On the significance for the world 
In an interview on Danish television (DK), Anders Fogh Rasmussen, former Danish prime minister (from the right-wing Liberal Party) and NATO general secretary, was asked, “Is there anything about Trump’s tenure you will miss?”

“No, not a single thing. He will certainly go down in history as the worst president the United States has ever had. He created division in the US, and he weakened the free world outside of the country. . . . He leaves a more insecure world than the one he took over. So it is a great relief for us all that he is gone, and I look forward very much to Biden as president.”

Foreign Minister Jeppe Kofod added:

“[Trump] dragged the United States out of the world at a time when it had the greatest need for American leadership … The United States has the best in the world and the worst in the world gathered together in one place. . . . And what we saw on January 6, that was one of the worst things in the world.”

10 January 2021

Coronavirus DK: Riots, Danish style

Perhaps inspired by the MAGA mob that stormed the US Capitol building, a Danish group calling itself “Men in Black” held protest demonstrations in Copenhagen (DK) and Aalborg yesterday evening. The demonstrations had been announced in advance and were therefore legal. Demonstrations are the only exception to the limit on public gatherings. Several hundred people - indeed mostly attired in black, both guys and gals - met up at the Copenhagen City Hall Plaza around 7 p.m. to listen to speakers who led them in chants: “Freedom for Denmark! We have had enough!” 

The purpose of event was apparently to complain about lockdown restrictions, which have recently been tightened in Denmark, as they have nearly everywhere else. I say “apparently” because that was how it was described by more than one journalist on the scene. The police also reported that they recognized some figures from the “hooligan scene,” that is, soccer fans who fight with supporters of rival teams. 

Demonstrators at CPH City Hall Plaza. Photo: Jonas Moestrup / TV 2

At various times, the speakers expressed objections to the mask requirement and other restrictions, warned that the vaccine is dangerous, and asserted that the coronavirus crisis was a hoax (DK): “We are mad, we are tired, and we are about to go crazy. Where is that virus?” Individual protestors interviewed advocated the theory of a worldwide conspiracy led by Bill Gates and the pharma industry, claiming also that the Danish state had engineered the bankruptcy of small shops so that it could take them over for financial gain. In recent months there have been a few other demonstrations against restrictions, which have all been peaceful. 
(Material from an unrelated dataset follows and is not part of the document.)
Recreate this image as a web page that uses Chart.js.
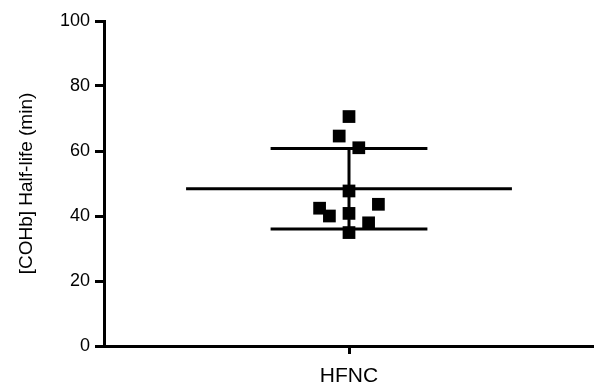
<!DOCTYPE html>
<html>
<head>
    <title>COHb Half-life</title>
    <script src="https://cdn.jsdelivr.net/npm/chart.js"></script>
    <style>
        body { margin: 0; background: #fff; }
        #wrap { width: 594px; height: 387px; }
    </style>
</head>
<body>
<div id="wrap"><canvas id="chart"></canvas></div>
<script>
    var categories = ['HFNC'];
    var halfLife = [70.6, 64.6, 61.0, 47.7, 43.6, 42.4, 40.8, 40.0, 37.9, 34.9];  // minutes
    var jitter = [0, -0.04, 0.04, 0, 0.12, -0.12, 0, -0.08, 0.08, 0];          // spread around the category
    var meanValue = 48.4;
    var sdValue = 12.4;
    var yTicks = [0, 20, 40, 60, 80, 100];

    var catX = 1;  // category position on the linear x scale
    var points = halfLife.map((v, i) => ({x: catX + jitter[i], y: v}));

    function hline(y, half) {
        return [{x: catX - half, y: y}, {x: catX + half, y: y}];
    }

    var lineStyle = {
        type: 'line',
        borderColor: '#000',
        borderWidth: 3,
        pointRadius: 0,
        fill: false
    };

    var ctx = document.getElementById('chart').getContext('2d');
    var chart = new Chart(ctx, {
        type: 'scatter',
        data: {
            datasets: [{
                label: 'Half-life',
                data: points,
                pointStyle: 'rect',
                pointRadius: 9,
                pointBorderWidth: 0,
                backgroundColor: '#000',
                borderColor: '#000'
            },
            Object.assign({label: 'Mean', data: hline(meanValue, 0.665)}, lineStyle),
            Object.assign({label: '+SD', data: hline(meanValue + sdValue, 0.32)}, lineStyle),
            Object.assign({label: '-SD', data: hline(meanValue - sdValue, 0.32)}, lineStyle),
            Object.assign({label: 'SD', data: [{x: catX, y: meanValue - sdValue}, {x: catX, y: meanValue + sdValue}]}, lineStyle)
            ]
        },
        options: {
            responsive: true,
            maintainAspectRatio: false,
            animation: false,
            layout: { autoPadding: false, padding: { top: 21, right: 0, left: 0, bottom: 0 } },
            plugins: {
                legend: { display: false },
                tooltip: { enabled: false }
            },
            scales: {
                x: {
                    type: 'linear',
                    min: 0,
                    max: 2,
                    afterBuildTicks: function(scale) {
                        scale.ticks = categories.map((c, i) => ({value: catX + i}));
                    },
                    afterFit: function(scale) { scale.height = 41; },
                    ticks: {
                        color: '#000',
                        padding: 10,
                        maxRotation: 0,
                        font: { family: '"Liberation Sans", Arial, sans-serif', size: 21 },
                        callback: function(value) { return categories[Math.round(value) - catX]; }
                    },
                    grid: { drawOnChartArea: false, drawTicks: true, tickLength: 8, color: '#000', lineWidth: 3 },
                    border: { display: true, color: '#000', width: 3 }
                },
                y: {
                    min: 0,
                    max: 100,
                    afterBuildTicks: function(scale) {
                        scale.ticks = yTicks.map(v => ({value: v}));
                    },
                    afterFit: function(scale) { scale.width = 104; },
                    ticks: {
                        color: '#000',
                        padding: 5,
                        font: { family: '"Liberation Sans", Arial, sans-serif', size: 18 }
                    },
                    grid: { drawOnChartArea: false, drawTicks: true, tickLength: 9, color: '#000', lineWidth: 3 },
                    border: { display: true, color: '#000', width: 3 },
                    title: {
                        display: true,
                        text: '[COHb] Half-life (min)',
                        color: '#000',
                        padding: { top: 15, bottom: 4 },
                        font: { family: '"Liberation Sans", Arial, sans-serif', size: 19 }
                    }
                }
            }
        }
    });
</script>
</body>
</html>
“Smash the city in a non-violent way”
In the beginning, the crowd was content to light torches and listen to its leaders, who urged them on with a distinctly Danish moderation: “Are you ready to smash the city in a non-violent way?” The crowd might have had trouble interpreting that exhortation, perhaps unique in the history of insurrectionary war cries
. They began shooting fireworks (which are legal only around New Year’s Eve), throwing beer bottles, and then marching down Strøget, the main pedestrian street in the commercial district. 
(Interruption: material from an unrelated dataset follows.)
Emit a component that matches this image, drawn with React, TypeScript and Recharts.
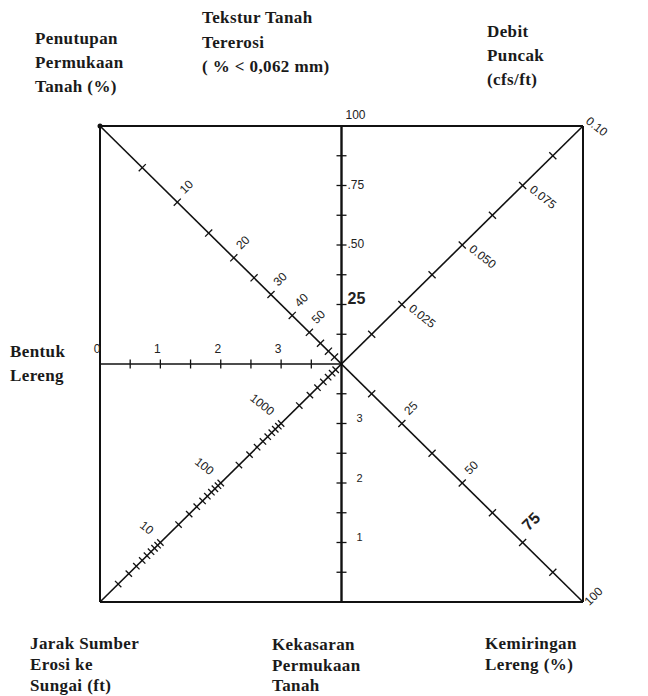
import { ReferenceLine, Scatter, ScatterChart, XAxis, YAxis } from 'recharts'

// box is 0..100 on both axes, the six scales meet at the centre (50, 50)

// Penutupan Permukaan Tanah (%) - top-left diagonal, uneven scale (0 = corner, 1 = centre)
const coverTicks = [5, 10, 15, 20, 25, 30, 40, 50, 60, 70, 80]
const coverPos = [0.175, 0.32, 0.45, 0.554, 0.638, 0.708, 0.796, 0.867, 0.913, 0.946, 0.971]
const coverLabels = [10, 20, 30, 40, 50]

// Tekstur Tanah Tererosi - upper half of vertical line, 0 at centre, 100 at top
const textureTicks = [12.5, 25, 37.5, 50, 62.5, 75, 87.5]
const textureLabels = [25, 50, 75, 100]
const textureText = ['25', '.50', '.75', '100']

// Debit Puncak (cfs/ft) - top-right diagonal, 0 at centre, 0.10 at corner
const peakTicks = [0.0125, 0.025, 0.0375, 0.05, 0.0625, 0.075, 0.0875]
const peakLabels = [0.025, 0.05, 0.075, 0.1]
const peakText = ['0.025', '0.050', '0.075', '0.10']

// Bentuk Lereng - left half of horizontal line, 0 at left edge, 4 at centre
const shapeTicks = [0.5, 1, 1.5, 2, 2.5, 3, 3.5]
const shapeLabels = [0, 1, 2, 3]

// Kekasaran Permukaan Tanah - lower half of vertical line, 0 at bottom, 4 at centre
const roughTicks = [0.5, 1, 1.5, 2, 2.5, 3, 3.5]
const roughLabels = [1, 2, 3]

// Jarak Sumber Erosi ke Sungai (ft) - bottom-left diagonal, log scale 1..10000
const distTicks = [
   2, 3, 4, 5, 6, 7, 8, 9, 10,
   20, 30, 40, 50, 60, 70, 80, 90, 100,
   200, 300, 400, 500, 600, 700, 800, 900, 1000,
   2000, 3000, 4000, 5000, 6000, 7000, 8000
]
const distLabels = [10, 100, 1000]

// Kemiringan Lereng (%) - bottom-right diagonal, 0 at centre, 100 at corner
const slopeTicks = [12.5, 25, 37.5, 50, 62.5, 75, 87.5]
const slopeLabels = [25, 50, 75, 100]

type Pt = { x: number; y: number }
const C: Pt = { x: 50, y: 50 }
const along = (a: Pt, b: Pt, t: number) => ({ x: a.x + (b.x - a.x) * t, y: a.y + (b.y - a.y) * t })

const coverFrac = (v: number) => coverPos[coverTicks.indexOf(v)]

const axes = {
   cover: { a: { x: 0, y: 100 }, b: C, f: coverFrac, ang: 45, len: 5 },
   texture: { a: C, b: { x: 50, y: 100 }, f: (v: number) => v / 100, ang: 90, len: 5 },
   peak: { a: C, b: { x: 100, y: 100 }, f: (v: number) => v / 0.1, ang: -45, len: 5 },
   shape: { a: { x: 0, y: 50 }, b: C, f: (v: number) => v / 4, ang: 0, len: 4.5 },
   rough: { a: { x: 50, y: 0 }, b: C, f: (v: number) => v / 4, ang: 90, len: 5 },
   dist: { a: { x: 0, y: 0 }, b: C, f: (v: number) => Math.log10(v) / 4, ang: -45, len: 4.5 },
   slope: { a: C, b: { x: 100, y: 0 }, f: (v: number) => v / 100, ang: 45, len: 5 }
}

type AxisKey = keyof typeof axes

const tickData = (key: AxisKey, values: number[]) => {
   const ax = axes[key]
   return values.map((v) => ({ ...along(ax.a, ax.b, ax.f(v)), ang: ax.ang, len: ax.len }))
}

type LabelStyle = { dx: number; dy: number; rot: number; anchor: string; size: number; bold?: boolean }

const labelData = (key: AxisKey, values: number[], texts: string[], style: LabelStyle, special: Record<string, Partial<LabelStyle>> = {}) => {
   const ax = axes[key]
   return values.map((v, i) => ({
      ...along(ax.a, ax.b, ax.f(v)),
      text: texts[i],
      ...style,
      ...(special[texts[i]] || {})
   }))
}

const allTicks = [
   ...tickData('cover', coverTicks),
   ...tickData('texture', textureTicks),
   ...tickData('peak', peakTicks),
   ...tickData('shape', shapeTicks),
   ...tickData('rough', roughTicks),
   ...tickData('dist', distTicks),
   ...tickData('slope', slopeTicks)
]

const allLabels = [
   ...labelData('cover', coverLabels, coverLabels.map(String), { dx: 5, dy: -10, rot: -45, anchor: 'start', size: 12 }),
   ...labelData('texture', textureLabels, textureText, { dx: 6, dy: 0, rot: 0, anchor: 'start', size: 12 }, {
      '25': { size: 16, bold: true, dx: 6, dy: -5 },
      '100': { dx: 4, dy: -10 }
   }),
   ...labelData('peak', peakLabels, peakText, { dx: 8, dy: 3, rot: 38, anchor: 'start', size: 12 }, {
      '0.10': { dx: 4, dy: -6 }
   }),
   ...labelData('shape', shapeLabels, shapeLabels.map(String), { dx: -3, dy: -14, rot: 0, anchor: 'middle', size: 12 }),
   ...labelData('rough', roughLabels, roughLabels.map(String), { dx: 15, dy: -4, rot: 0, anchor: 'start', size: 11 }),
   ...labelData('dist', distLabels, distLabels.map(String), { dx: -9, dy: -10, rot: 38, anchor: 'end', size: 12 }),
   ...labelData('slope', slopeLabels, slopeLabels.map(String), { dx: 5, dy: -10, rot: -45, anchor: 'start', size: 12 }, {
      '75': { size: 16, bold: true, dx: 3, dy: -14 },
      '100': { dx: 4, dy: 2 }
   })
]

const corner = [{ x: 0, y: 100 }]

const TickMark = (props: any) => {
   const { cx, cy, payload } = props
   const r = ((payload.ang + 90) * Math.PI) / 180
   const dx = Math.cos(r) * payload.len
   const dy = Math.sin(r) * payload.len
   return <line x1={cx - dx} y1={cy - dy} x2={cx + dx} y2={cy + dy} stroke="#111" strokeWidth={1.3} />
}

const TickText = (props: any) => {
   const { cx, cy, payload } = props
   const x = cx + payload.dx
   const y = cy + payload.dy
   return (
      <text
         x={x}
         y={y}
         textAnchor={payload.anchor}
         dominantBaseline="middle"
         transform={`rotate(${payload.rot} ${x} ${y})`}
         fontFamily="'Liberation Sans', Arial, sans-serif"
         fontSize={payload.size}
         fontWeight={payload.bold ? 'bold' : 'normal'}
         fill="#222"
      >
         {payload.text}
      </text>
   )
}

const titleStyle = {
   position: 'absolute' as const,
   fontFamily: "'Liberation Serif', 'Times New Roman', serif",
   fontWeight: 'bold' as const,
   fontSize: 17,
   letterSpacing: 0.4,
   color: '#1a1a1a',
   whiteSpace: 'nowrap' as const
}

const Title = ({ left, top, lh, lines }: { left: number; top: number; lh: number; lines: string[] }) => (
   <div style={{ ...titleStyle, left, top, lineHeight: `${lh}px` }}>
      {lines.map((l) => (
         <div key={l}>{l}</div>
      ))}
   </div>
)

export default function App() {
   const line = { stroke: '#111', ifOverflow: 'visible' as const }
   return (
      <div style={{ position: 'relative', width: 640, height: 688 }}>
         <ScatterChart width={640} height={688} margin={{ top: 118, right: 65, bottom: 94, left: 92 }}>
            <XAxis type="number" dataKey="x" domain={[0, 100]} hide />
            <YAxis type="number" dataKey="y" domain={[0, 100]} hide />
            {/* outer box */}
            <ReferenceLine segment={[{ x: 0, y: 100 }, { x: 100, y: 100 }]} {...line} strokeWidth={2} />
            <ReferenceLine segment={[{ x: 0, y: 0 }, { x: 100, y: 0 }]} {...line} strokeWidth={2} />
            <ReferenceLine segment={[{ x: 0, y: 0 }, { x: 0, y: 100 }]} {...line} strokeWidth={2} />
            <ReferenceLine segment={[{ x: 100, y: 0 }, { x: 100, y: 100 }]} {...line} strokeWidth={2} />
            {/* scale lines */}
            <ReferenceLine segment={[{ x: 50, y: 0 }, { x: 50, y: 100 }]} {...line} strokeWidth={2.4} />
            <ReferenceLine segment={[{ x: 0, y: 50 }, { x: 50, y: 50 }]} {...line} strokeWidth={1.5} />
            <ReferenceLine segment={[{ x: 0, y: 100 }, { x: 100, y: 0 }]} {...line} strokeWidth={1.6} />
            <ReferenceLine segment={[{ x: 0, y: 0 }, { x: 100, y: 100 }]} {...line} strokeWidth={1.6} />
            <Scatter data={allTicks} shape={TickMark} isAnimationActive={false} />
            <Scatter data={allLabels} shape={TickText} isAnimationActive={false} />
            <Scatter data={corner} fill="#111" shape={(p: any) => <circle cx={p.cx} cy={p.cy} r={2.5} fill="#111" />} isAnimationActive={false} />
         </ScatterChart>
         <Title left={27} top={19} lh={24} lines={['Penutupan', 'Permukaan', 'Tanah (%)']} />
         <Title left={194} top={-2} lh={24.5} lines={['Tekstur Tanah', 'Tererosi', '( % < 0,062 mm)']} />
         <Title left={479} top={12} lh={24} lines={['Debit', 'Puncak', '(cfs/ft)']} />
         <Title left={2} top={332} lh={24} lines={['Bentuk', 'Lereng']} />
         <Title left={22} top={625} lh={21} lines={['Jarak Sumber', 'Erosi ke', 'Sungai (ft)']} />
         <Title left={264} top={627} lh={20.5} lines={['Kekasaran', 'Permukaan', 'Tanah']} />
         <Title left={477} top={625} lh={21} lines={['Kemiringan', 'Lereng (%)']} />
      </div>
   )
}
The police were well prepared for them, however. Vans full of them were waiting on Strøget with their batons drawn, and they drove the crowd back to City Hall Plaza. They announced over loudspeakers that the demonstration was over and people should disperse, “in the name of the Queen and the Law.” The crowd broke up into smaller groups and headed down side streets, with much confusion, taunting, and yelling. There seemed to be little direct fighting between the factions, although the demonstrators shot fireworks at police vans. 

Quick and painless
The demonstrators continued into the Nørrebro district, with the police following close after. The police arrested several people for fireworks violations, resisting arrest, and attacking officers. Smaller groups of up to one hundred coalesced at a few locations, and there were low-key confrontations. But by around 9:30 p.m., activity had quieted down and the police announced that it was “slowly putting the city to bed.”

The demonstrations in Aalborg were smaller and were dispersed even more quickly. A total of 23 people were arrested. No one was reported injured in either city. You can see several brief video clips at the links.